Pusieron arroz en su boca, también entre sus manos. Le adornaron con collares de flores de color naranja. Y sobre su pecho encendieron una mecha. Lo cubrieron todo con largos haces de paja, extendieron el fuego por todo su derredor. En la distancia padre y madre conversaban, miraban en un último adiós sin lágrimas, sin dolor en el rostro.
En Nepal la vida y la muerte están muy cercanas. La vida tiene mucho de supervivencia y de dolor. La llegada a la muerte no es el final sino el comienzo de otro camino.
La visita de Miss Hawlley
Ha llegado montando un viejo Volkswagen pato de los años sesenta con matrícula roja nepalí y conducido por un lozano y joven autóctono. El suyo es un cuerpo espiritual enfundado en un fino vestido a rayas verticales y ceñido por un cinturoncillo de la misma tela. Camina sobre unas chancletas estrechas y cubre su cabeza con un pelo rubio cardado escasamente y con un toque de peluquería barata. De palidez casi cadavérica, la expresión de su rostro es una interrogación continua. Sobre la punta de su nariz apoya unas medias gafas que utiliza para leer los interrogatorios.
Una llamada había anunciado de víspera su llegada y acaba de cruzar el umbral de la puerta del hotel Ghauri Shankar de Kathmandu preguntando por los miembros de la Expedición al Everest. Sin mediar muchas palabras, suelta un good moorning, pregunta por el jefe de expedición y tras decir quien es extiende una ficha a cada uno de los alpinistas. Datos de identificación, profesión, puesto en la expedición, patrocinadores, objetivos… todo lo quiere saber.
Miss Hawley interroga a Bañales y Madariaga en Kathmandu (Foto Santiago Yaniz).
Es nada menos que Miss Elizabeth Hawlley, una vieja conocida de todos los asiduos a las montañas del Himalaya. En su tarjeta de presentación se identifica como corresponsal en montañismo para la agencia Reuters, para el American Alpine Journal, el Himalayan Journal, las revistas Alp, Climber, Climbing, Klettern, Neue Zürcher Zeitung, Vertical y Yama-Kei, aunque hay quien afirma que puede también serlo hasta de la C.I.A.

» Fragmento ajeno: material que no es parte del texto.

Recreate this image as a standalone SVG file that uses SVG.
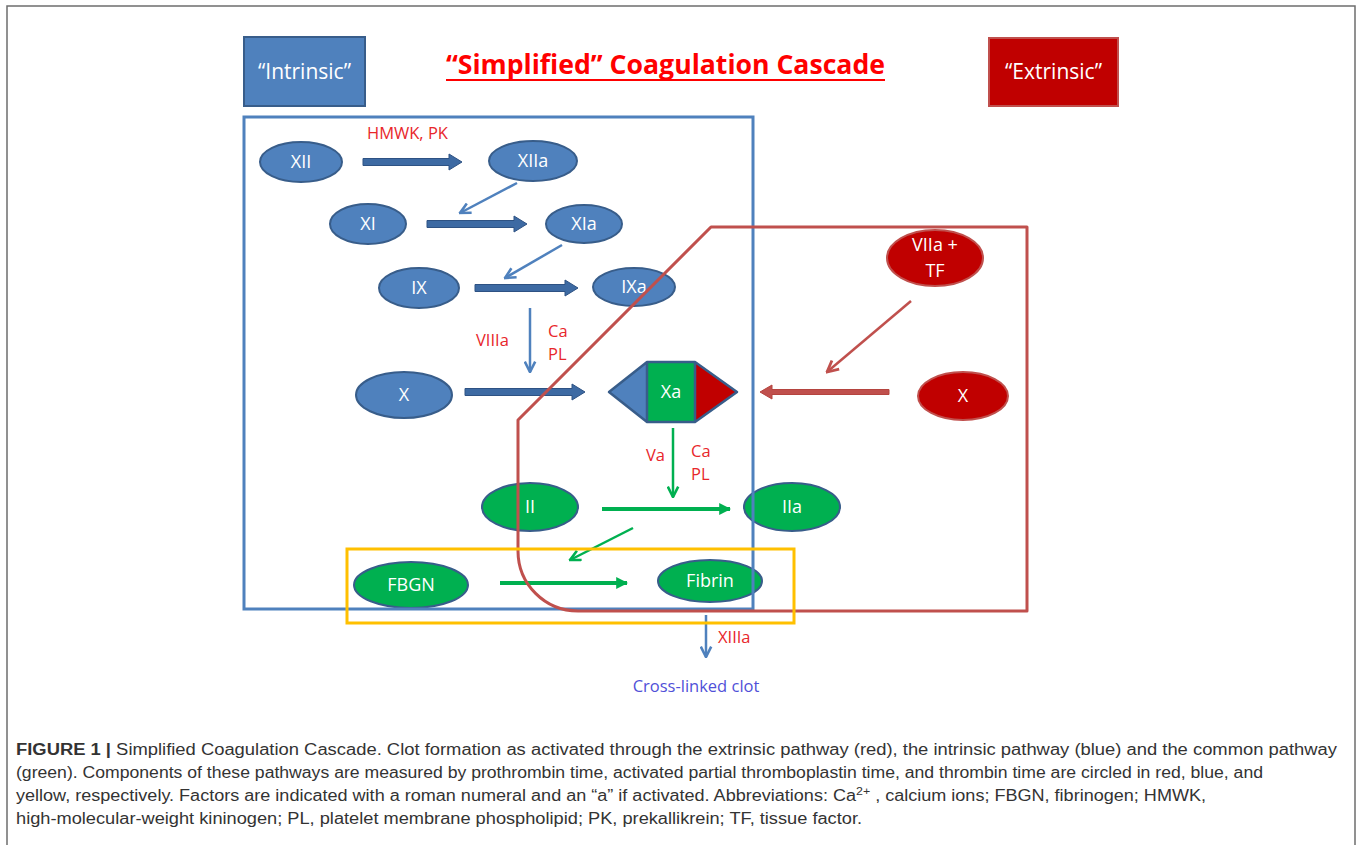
<svg xmlns="http://www.w3.org/2000/svg" width="1357" height="845" viewBox="0 0 1357 845">
<style>
.bg{fill:#ffffff}
.frame{fill:none;stroke:#6e6e6e;stroke-width:1.5}
.nb{fill:#4f81bd;stroke:#385d8a;stroke-width:2}
.ng{fill:#00b050;stroke:#385d8a;stroke-width:2}
.nr{fill:#c00000;stroke:#c0504d;stroke-width:2}
.lbl{font-family:"Open Sans","Liberation Sans",sans-serif;font-size:18px;fill:#ffffff;text-anchor:middle}
.rt{font-family:"Open Sans","Liberation Sans",sans-serif;font-size:16.5px;fill:#e8262b}
.blk{fill:#3d6aa3;stroke:#2e5283;stroke-width:1}
.tb{fill:none;stroke:#4f81bd;stroke-width:2.5}
.tr{fill:none;stroke:#c0504d;stroke-width:2.5}
.tg{fill:none;stroke:#00b050;stroke-width:2.5}
.tg4{fill:none;stroke:#00b050;stroke-width:4}
.cap{font-family:"Liberation Sans",Arial,sans-serif;font-size:16px;fill:#333333}
</style>
<defs>
<marker id="mb" viewBox="0 0 10 10" refX="9" refY="5" markerWidth="13" markerHeight="13" markerUnits="userSpaceOnUse" orient="auto"><path d="M1,1 L9,5 L1,9" fill="none" stroke="#4f81bd" stroke-width="2"/></marker>
<marker id="mr" viewBox="0 0 10 10" refX="9" refY="5" markerWidth="14" markerHeight="14" markerUnits="userSpaceOnUse" orient="auto"><path d="M1,1 L9,5 L1,9" fill="none" stroke="#c0504d" stroke-width="2"/></marker>
<marker id="mg" viewBox="0 0 10 10" refX="9" refY="5" markerWidth="13" markerHeight="13" markerUnits="userSpaceOnUse" orient="auto"><path d="M1,1 L9,5 L1,9" fill="none" stroke="#00b050" stroke-width="2"/></marker>
<marker id="mgf" viewBox="0 0 10 10" refX="9" refY="5" markerWidth="12" markerHeight="12" markerUnits="userSpaceOnUse" orient="auto"><path d="M0,0 L10,5 L0,10 Z" fill="#00b050"/></marker>
</defs>
<rect class="bg" x="0" y="0" width="1357" height="845"/>
<path class="frame" d="M7,846 L7,6 L1355,6 L1355,846"/>

<!-- header boxes and title -->
<g id="intrinsic-label">
<rect x="244" y="37" width="121" height="69" fill="#4f81bd" stroke="#385d8a" stroke-width="2"/>
<text x="304.5" y="79" font-family="Open Sans, Liberation Sans, sans-serif" font-size="21" fill="#ffffff" text-anchor="middle">“Intrinsic”</text>
</g>
<g id="title">
<text x="665.5" y="74" font-family="Open Sans, Liberation Sans, sans-serif" font-size="26" font-weight="bold" fill="#ff0000" text-anchor="middle" textLength="439" lengthAdjust="spacingAndGlyphs">“Simplified” Coagulation Cascade</text>
<line x1="446" y1="80" x2="885" y2="80" stroke="#ff0000" stroke-width="2"/>
</g>
<g id="extrinsic-label">
<rect x="989" y="38" width="129" height="68" fill="#c00000" stroke="#c0504d" stroke-width="2"/>
<text x="1053.5" y="79" font-family="Open Sans, Liberation Sans, sans-serif" font-size="21" fill="#ffffff" text-anchor="middle">“Extrinsic”</text>
</g>

<!-- connectors -->
<g id="connectors">
<path class="blk" d="M363,158.5 L449,158.5 L449,154 L462,162 L449,170 L449,165.5 L363,165.5 Z"/>
<path class="blk" d="M427,220.5 L514,220.5 L514,216 L527,224 L514,232 L514,227.5 L427,227.5 Z"/>
<path class="blk" d="M475,284.5 L565,284.5 L565,280 L578,288 L565,296 L565,291.5 L475,291.5 Z"/>
<path class="blk" d="M465,388.5 L572,388.5 L572,384 L585,392 L572,400 L572,395.5 L465,395.5 Z"/>
<path d="M889,389.5 L772,389.5 L772,385 L760,392 L772,399 L772,394.5 L889,394.5 Z" fill="#c0504d" stroke="#b5443f" stroke-width="1"/>
<line class="tb" x1="517" y1="183" x2="460" y2="213" marker-end="url(#mb)"/>
<line class="tb" x1="562" y1="245" x2="505" y2="278" marker-end="url(#mb)"/>
<line class="tb" x1="530" y1="308" x2="530" y2="372" marker-end="url(#mb)"/>
<line class="tr" x1="911" y1="301" x2="827" y2="372" marker-end="url(#mr)"/>
<line class="tg" x1="673" y1="428" x2="673" y2="497" marker-end="url(#mg)"/>
<line class="tg4" x1="602" y1="509" x2="730" y2="509" marker-end="url(#mgf)"/>
<line class="tg" x1="633" y1="528" x2="570" y2="560" marker-end="url(#mg)"/>
<line class="tg4" x1="500" y1="583" x2="627" y2="583" marker-end="url(#mgf)"/>
<line class="tb" x1="706" y1="615" x2="706" y2="657" marker-end="url(#mb)"/>
<text class="rt" x="367" y="139">HMWK, PK</text>
<text class="rt" x="476" y="346">VIIIa</text>
<text class="rt" x="548" y="337">Ca</text>
<text class="rt" x="548" y="360">PL</text>
<text class="rt" x="646" y="461">Va</text>
<text class="rt" x="691" y="457">Ca</text>
<text class="rt" x="691" y="480">PL</text>
<text class="rt" x="718" y="643">XIIIa</text>
</g>

<!-- nodes -->
<g id="node-XII"><ellipse class="nb" cx="301" cy="162" rx="41" ry="20"/><text class="lbl" x="301" y="168">XII</text></g>
<g id="node-XIIa"><ellipse class="nb" cx="533" cy="161" rx="44" ry="20"/><text class="lbl" x="533" y="167">XIIa</text></g>
<g id="node-XI"><ellipse class="nb" cx="368" cy="224" rx="38" ry="20"/><text class="lbl" x="368" y="230">XI</text></g>
<g id="node-XIa"><ellipse class="nb" cx="584" cy="224" rx="38" ry="19"/><text class="lbl" x="584" y="230">XIa</text></g>
<g id="node-IX"><ellipse class="nb" cx="419" cy="288" rx="40" ry="20"/><text class="lbl" x="419" y="294">IX</text></g>
<g id="node-IXa"><ellipse class="nb" cx="634" cy="287" rx="41" ry="19"/><text class="lbl" x="634" y="293">IXa</text></g>
<g id="node-X-intrinsic"><ellipse class="nb" cx="404" cy="395" rx="48" ry="23"/><text class="lbl" x="404" y="401">X</text></g>
<g id="node-Xa">
<path d="M647,362 L609,392 L647,422 Z" fill="#4f81bd"/>
<rect x="647" y="362" width="48" height="60" fill="#00b050"/>
<path d="M695,362 L737,392 L695,422 Z" fill="#c00000"/>
<path d="M647,362 L695,362 L737,392 L695,422 L647,422 L609,392 Z M647,362 L647,422 M695,362 L695,422" fill="none" stroke="#385d8a" stroke-width="2.5" stroke-linejoin="round"/>
<text class="lbl" x="671" y="398">Xa</text>
</g>
<g id="node-VIIa-TF"><ellipse class="nr" cx="935" cy="258" rx="48" ry="28"/><text class="lbl" x="935" y="251">VIIa +</text><text class="lbl" x="935" y="277">TF</text></g>
<g id="node-X-extrinsic"><ellipse class="nr" cx="963" cy="396" rx="45" ry="24"/><text class="lbl" x="963" y="402">X</text></g>
<g id="node-II"><ellipse class="ng" cx="530" cy="507" rx="48" ry="24"/><text class="lbl" x="530" y="513">II</text></g>
<g id="node-IIa"><ellipse class="ng" cx="792" cy="507" rx="48" ry="24"/><text class="lbl" x="792" y="513">IIa</text></g>
<g id="node-FBGN"><ellipse class="ng" cx="411" cy="585" rx="57" ry="23"/><text class="lbl" x="411" y="591">FBGN</text></g>
<g id="node-Fibrin"><ellipse class="ng" cx="710" cy="581" rx="52" ry="21"/><text class="lbl" x="710" y="587">Fibrin</text></g>
<g id="node-clot"><text x="696" y="692" font-family="Open Sans, Liberation Sans, sans-serif" font-size="16.5" fill="#5050d8" text-anchor="middle">Cross-linked clot</text></g>

<!-- pathway outlines -->
<g id="regions">
<rect x="244" y="117" width="509" height="492" fill="none" stroke="#4f81bd" stroke-width="3"/>
<path d="M711,227 L1027,227 L1027,611 L578,611 A60,60 0 0 1 518,551 L518,420 Z" fill="none" stroke="#c0504d" stroke-width="3" stroke-linejoin="round"/>
<rect x="347" y="549" width="447" height="74" fill="none" stroke="#ffc000" stroke-width="3"/>
</g>

<!-- caption -->
<g id="caption">
<text class="cap" x="16" y="755" textLength="1321" lengthAdjust="spacingAndGlyphs"><tspan font-weight="bold">FIGURE 1 |</tspan> Simplified Coagulation Cascade. Clot formation as activated through the extrinsic pathway (red), the intrinsic pathway (blue) and the common pathway</text>
<text class="cap" x="16" y="778" textLength="1247" lengthAdjust="spacingAndGlyphs">(green). Components of these pathways are measured by prothrombin time, activated partial thromboplastin time, and thrombin time are circled in red, blue, and</text>
<text class="cap" x="16" y="801" textLength="1190" lengthAdjust="spacingAndGlyphs">yellow, respectively. Factors are indicated with a roman numeral and an “a” if activated. Abbreviations: Ca<tspan font-size="11" dy="-6">2+</tspan><tspan dy="6"> , calcium ions; FBGN, fibrinogen; HMWK,</tspan></text>
<text class="cap" x="16" y="824" textLength="846" lengthAdjust="spacingAndGlyphs">high-molecular-weight kininogen; PL, platelet membrane phospholipid; PK, prekallikrein; TF, tissue factor.</text>
</g>
</svg>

En realidad Miss Hawlley pasa revista e interroga a cada uno de los alpinistas que desde Kathmandu se encamina hacia una alta montaña. Es muy difícil que nadie se escape a su control, si no directo, indirecto. A la ida y al regreso. Inquiere a los alpinistas sobre ellos mismos pero también sobre los demás. Y así ata cabos. Sabe quien ha subido y quien no a tal o cual cima, sabe si lo ha hecho por tal o cual ruta, si dice verdad o engaña.
Su censo de ascensiones, habitualmente cotejado con el bilbaino afincado en Londres Javier Eguskiza, es casi infalible. La Hawlley y Eguskiza se conocen cada palmo de las rutas de los ochomiles del Himalaya, mejor que cualquier alpinista, sin haber estado nunca en ellos.
De sus indagaciones tampoco los vizcainos nos libraremos. Seremos sinceros.